DATA LISTING –
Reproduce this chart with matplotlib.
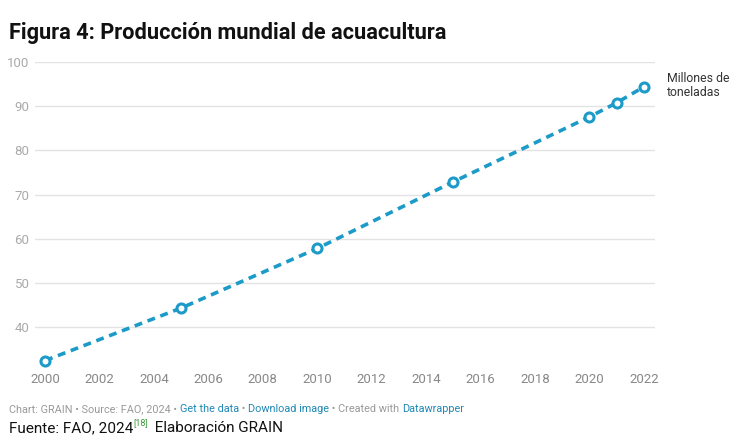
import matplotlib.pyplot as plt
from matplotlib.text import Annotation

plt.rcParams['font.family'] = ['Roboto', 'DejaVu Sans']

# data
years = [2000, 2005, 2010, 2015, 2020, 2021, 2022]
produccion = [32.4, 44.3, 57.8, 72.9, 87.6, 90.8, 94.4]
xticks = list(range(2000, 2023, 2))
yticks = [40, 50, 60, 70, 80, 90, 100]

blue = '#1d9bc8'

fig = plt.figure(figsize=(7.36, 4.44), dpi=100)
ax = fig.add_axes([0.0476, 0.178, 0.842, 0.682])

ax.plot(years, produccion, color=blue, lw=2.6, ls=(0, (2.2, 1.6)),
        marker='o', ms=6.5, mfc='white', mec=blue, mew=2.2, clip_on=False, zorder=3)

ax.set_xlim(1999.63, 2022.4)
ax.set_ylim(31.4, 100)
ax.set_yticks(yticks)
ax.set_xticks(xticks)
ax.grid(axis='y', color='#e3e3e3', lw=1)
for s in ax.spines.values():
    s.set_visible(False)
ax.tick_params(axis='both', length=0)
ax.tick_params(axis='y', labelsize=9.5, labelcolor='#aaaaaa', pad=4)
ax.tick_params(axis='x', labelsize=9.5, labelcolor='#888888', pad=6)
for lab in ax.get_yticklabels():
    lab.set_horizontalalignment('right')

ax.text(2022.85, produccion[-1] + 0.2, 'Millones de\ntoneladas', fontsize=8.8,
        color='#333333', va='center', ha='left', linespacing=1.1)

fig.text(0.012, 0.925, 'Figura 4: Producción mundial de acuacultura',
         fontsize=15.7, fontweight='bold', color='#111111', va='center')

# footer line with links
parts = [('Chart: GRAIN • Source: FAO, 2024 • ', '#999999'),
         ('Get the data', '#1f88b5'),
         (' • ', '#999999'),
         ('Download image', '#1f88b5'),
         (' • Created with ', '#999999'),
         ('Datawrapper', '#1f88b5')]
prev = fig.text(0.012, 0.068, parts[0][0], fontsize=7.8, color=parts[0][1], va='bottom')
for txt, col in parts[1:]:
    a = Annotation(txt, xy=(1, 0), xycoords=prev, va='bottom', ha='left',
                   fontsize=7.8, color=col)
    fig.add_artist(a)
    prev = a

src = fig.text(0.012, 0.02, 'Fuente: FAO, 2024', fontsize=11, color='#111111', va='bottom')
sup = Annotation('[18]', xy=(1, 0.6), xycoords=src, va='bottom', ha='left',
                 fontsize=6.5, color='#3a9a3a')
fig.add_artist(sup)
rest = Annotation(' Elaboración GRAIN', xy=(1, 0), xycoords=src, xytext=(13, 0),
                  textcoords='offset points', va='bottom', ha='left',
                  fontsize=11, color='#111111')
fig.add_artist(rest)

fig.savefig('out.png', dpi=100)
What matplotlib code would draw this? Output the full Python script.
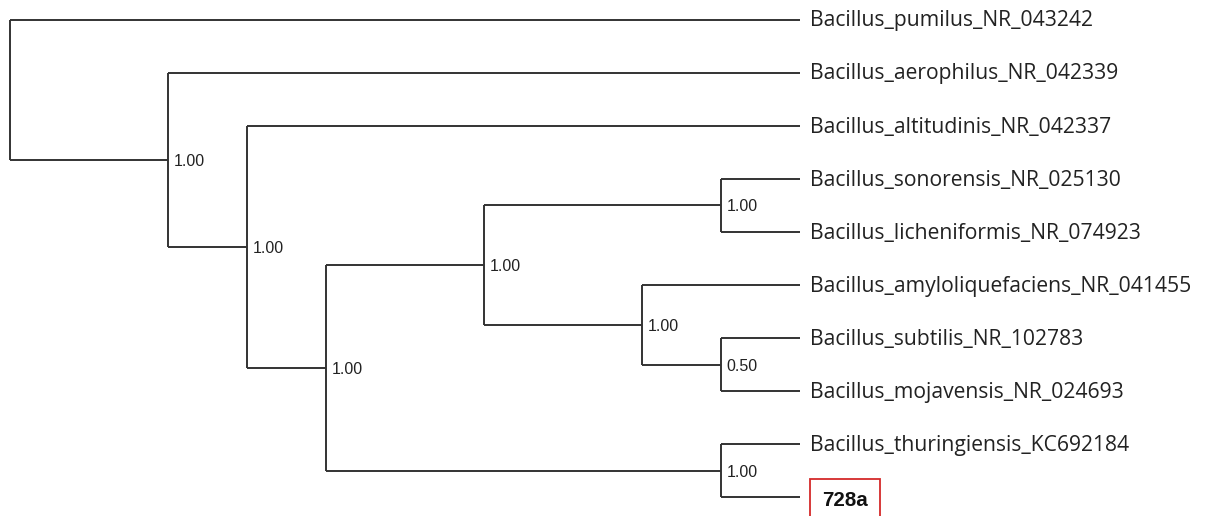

WHAT YOU SHOULD DO –
Return all lines of the material above in which the word "matplotlib" occurs.

OUTPUT –
Reproduce this chart with matplotlib.
import matplotlib.pyplot as plt
from matplotlib.text import Annotation
What matplotlib code would draw this? Output the full Python script.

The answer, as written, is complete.